Der Lerngewinn in den Schulen in Nordrhein-Westfalen wird durch verschiedene Maßnahmen evaluiert. Nordrhein-Westfalen nimmt mit einer eigenen Landesstichprobe an ICILS (Internati­onal Computer and Information Literacy Study) teil.

Auch die jüngste Studie der „Initiative Soziale Marktwirtschaft“ bescheinigt Nordrhein-Westfa­len im Vergleich der Länder deutliche Fortschritte in der Digitalisierung (INSM Bildungsmonitor. Institut der deutschen Wirtschaft. Köln. 2022).

Über diese allgemeinen Evaluationen hinaus ist für LOGINEO NRW eine besondere Evalua­tion geplant. Die „Dienstvereinbarung zur Einführung, Nutzung und Weiterentwicklung von LO-GINEO NRW“ (sowie im Falle von Realschulen ein entsprechender Erlass) sieht eine wissen­schaftliche Evaluation vor, die derzeit vorbereitet wird.

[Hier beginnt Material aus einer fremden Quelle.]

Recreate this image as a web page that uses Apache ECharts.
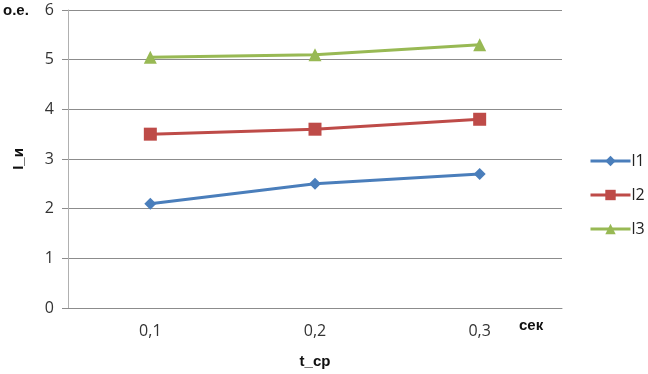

Darüber hinaus wird aktuell der entsprechende Austausch mit den Nutzerinnen und Nutzern weiter intensiviert, um so deren Rückmeldungen zu Erfahrungen aus der Praxis und ihrer Be­darfe aufzunehmen und einzubeziehen. Dazu wird ein „Praxisbeirat LOGINEO NRW“ einge­führt, der einen ständigen Dialog mit Anwenderinnen und Anwendern von LOGINEO NRW aus unterschiedlichen Funktionsbereichen heraus institutionalisiert.